Anehnya, dalam sidang perkara ujaran kebencian terhadap Bambang Tri dan Gus Nur, jaksa tidak menyertakan ijazah asli sebagai barang bukti. Padahal, dalam logika hukum dasar, jika sebuah dokumen menjadi inti tuduhan, maka bukti fisiknya mestilah ditampilkan untuk mempertegas kebenaran. Ketidakhadiran bukti itu justru menyisakan ruang kosong yang diisi oleh spekulasi dan asumsi liar.

Begitu pula dengan klarifikasi dari UGM. Beberapa publik mencatat kejanggalan: dari gaya penulisan, jenis huruf, hingga nomor ijazah yang terlihat tak konsisten dengan standar waktu itu. Penjelasan institusi, tanpa disertai visualisasi, membuat sebagian masyarakat tetap menyimpan tanda tanya. Dan dalam ruang yang dibiarkan tanpa jawaban ini, kecurigaan tumbuh tanpa batas.
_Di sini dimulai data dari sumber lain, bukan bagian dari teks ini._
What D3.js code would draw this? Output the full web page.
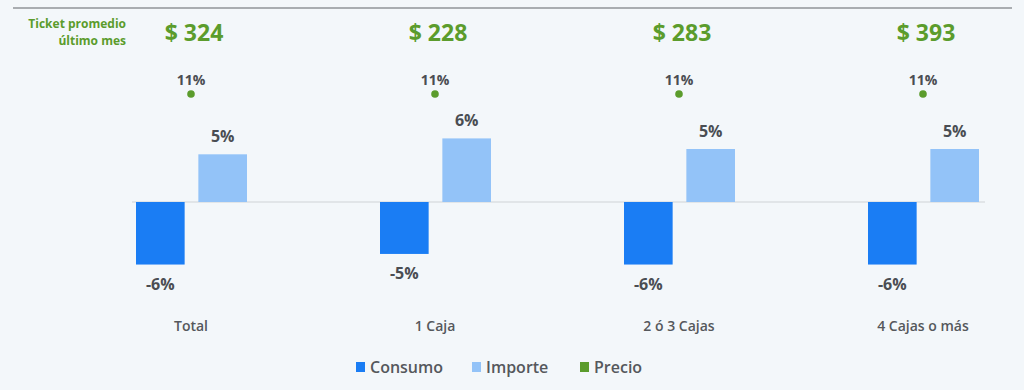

Gugatan Bambang Tri sendiri tak berujung pada pembuktian. Ia mencabut gugatannya dan kemudian dihukum enam tahun penjara karena menyebarkan hoaks ijazah palsu Jokowi. Tuduhan terhadap Jokowi memang tidak pernah terbukti di pengadilan. Tapi justru karena proses pembuktian itu tak terjadi, ruang tafsir tetap terbuka.

Indonesia bukan asing dengan kasus ijazah palsu di kalangan elite. Nama-nama seperti Rudolf Pardede, Sukmawati Sukarnoputri, hingga Jalaluddin Rakhmat pernah disorot karena persoalan serupa. Namun yang membedakan adalah respons. Beberapa memilih mundur, yang lain memberi klarifikasi. Transparansi menjadi pilihan mereka untuk menjaga kehormatan publik.

Lalu mengapa Jokowi tidak mengambil langkah serupa?

Advertisement

Beberapa faktor mungkin menjelaskan mengapa hingga kini Jokowi belum menunjukkan ijazah aslinya. Ada kemungkinan bahwa fisik ijazah tersebut memang sudah tidak tersedia. Pihak UGM sendiri menyatakan bahwa dokumen asli ijazah Jokowi tidak lagi tersimpan di arsip kampus. Kemungkinan lain adalah pilihan strategi komunikasi: dengan membiarkan isu tetap bergaung, nama Jokowi tetap berada dalam pusat perhatian politik nasional. Tidak tertutup pula kemungkinan bahwa ia merasa klarifikasi dari pihak kampus sudah cukup, dan menunjukkan ijazah tidaklah wajib secara hukum.

Namun, publik tetap menanti jawaban yang lebih konkret. Apalagi, pada April 2025, Jokowi sendiri telah menyatakan bahwa ia dan tim hukumnya sedang mempertimbangkan langkah hukum terhadap pihak-pihak yang menyebarkan tuduhan ijazah palsu. Tim hukum yang dipimpin Yakup Hasibuan disebut tengah mengkaji opsi pelaporan karena isu ini dinilai mencemarkan nama baik. Tapi sekali lagi, pembelaan hukum dan pernyataan institusi, bagi sebagian publik, tetap belum menggantikan kekuatan simbolik dari satu tindakan sederhana: menunjukkan ijazah itu sendiri.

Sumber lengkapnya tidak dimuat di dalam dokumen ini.